Last weekend I had the opportunity to go to a retirement event for my high school band director. Band was huge at my high school. We had student officers and dance royalty who did band. I even knew cheerleaders who gave up cheerleading to do band or color guard. It has one of the most successful band programs in the state. A huge part of this is because of a motivated, dedicated and loving band director.
Over the last week I’ve been thinking about my time in marching band. I think about it often—yes even seventeen years later! I can still say it was one of the best experiences of my life. Besides being able to play and be a part of some amazing music, which was food to my soul, I met some of my best friends from band. One of the most valuable experiences I gained, however, was leadership skills.
I had never really been in a leadership position before, other than as a president in my Young Women’s class at church when I was twelve or thirteen. I had always been a shy, quiet person. As I got into high school I didn’t want to be that person anymore because I didn’t feel as though it was me anymore, yet I could never find the courage to break out of the mold that I felt others had formed for me. I had to live up to other’s expectations of who I was. I thought I had qualities that would make me a good leader, but I wasn’t sure how to, or if I ever did, show it. I was a fairly good flute player, not the best, but good, but that wasn’t necessarily enough to be a section leader, which was something I wanted so badly my senior year of high school.
When it came time to vote for section leaders as I approached that last year of high school I was afraid people would only see my mental illness instead of seeing me—that they would see it as a hinderance and something that made me not good enough. I guess I forgot what amazing people they were because they were able to see past it, they did see me, and I was voted as section leader.
What an amazing experience it was! I came to love each of those girls—yes, I had twenty-nine girls under me! However, the band director and I sometimes had our differences. Part way through the competition season I became upset about a decision he made. Without going into the whole long story, I pretty much defied him and rebelled against what I was supposed to do. I was this hippie-like character after all!

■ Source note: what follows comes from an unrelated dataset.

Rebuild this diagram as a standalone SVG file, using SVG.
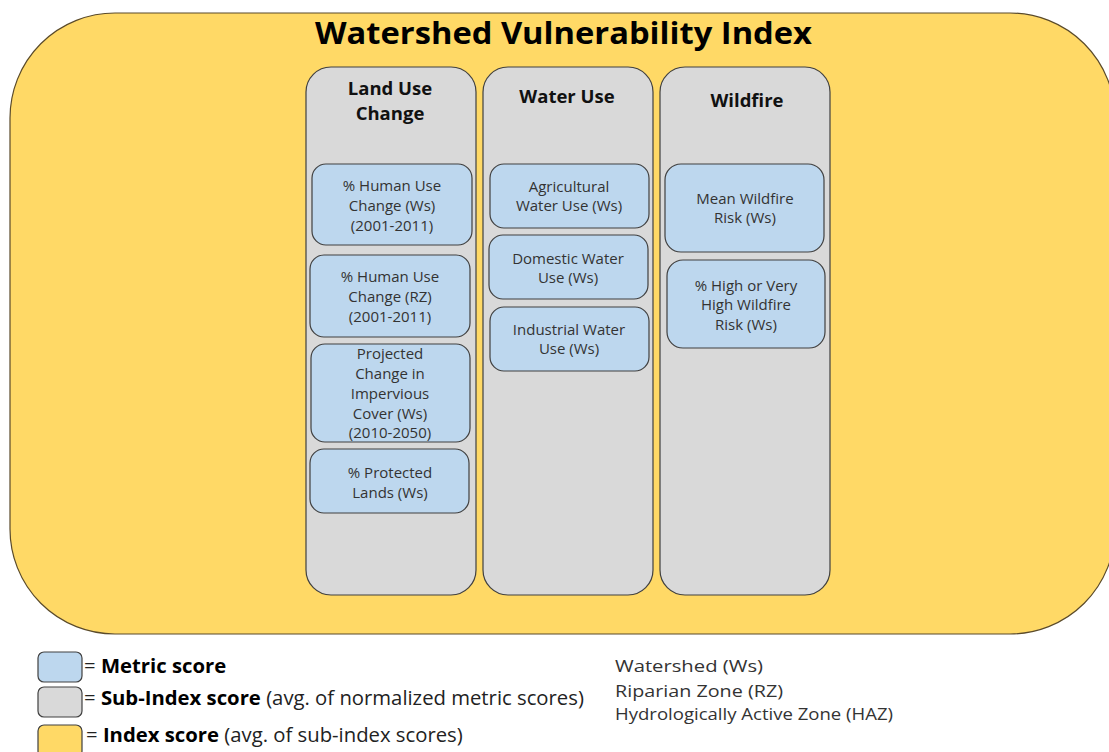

Obviously I ended up getting into a lot of trouble for it. As the band director was discussing my discipline he suggested taking me out as section leader and putting someone else in. The thought was devastating. He asked me what I thought about that. “Well, you have to do what you have to do,” I said, “but I will tell you that (said person) isn’t a good leader.” He thought for a second, laughed then told me, “You’re right. She’s not. I’m not going to do that.”
I did end up having to explain to the band that afternoon at rehearsal what had happened and apologize, which was extremely embarrassing, but I got to stay in as section leader. Knowing that he had that kind of faith in me, despite the fact that I had messed up, meant so much to me. It still means so much to me. And it has become an incredible life lesson as well.
I can use this as it applies to parenting. When a child does something wrong, it’s okay to reprimand and discipline, but it’s also important to let them know you still love them and have faith in them. Let them know that even though you are disappointed they did the wrong thing you know they are still good and of worth and can do better.
I can use this when looking at mental illness. Sometimes we have setbacks, but that doesn’t mean we have failed and need to be completely devastated. Awhile ago I had a very low point in my life. I had lost all hope. But guess what? I got it back. I kept going, I kept trying, and I got it back. Just because I hit rock bottom didn’t mean that was the end. I had to have faith in myself. And I did. I picked myself up and tried again. And right now I’m in an incredibly good place mentally, emotionally and physically.
I’m so grateful for a band director who was able to see past my deficiencies and continue to let me grow and develop and do something that meant the world to me. And I’m grateful for the lesson it taught me, that I’m still gleaning from.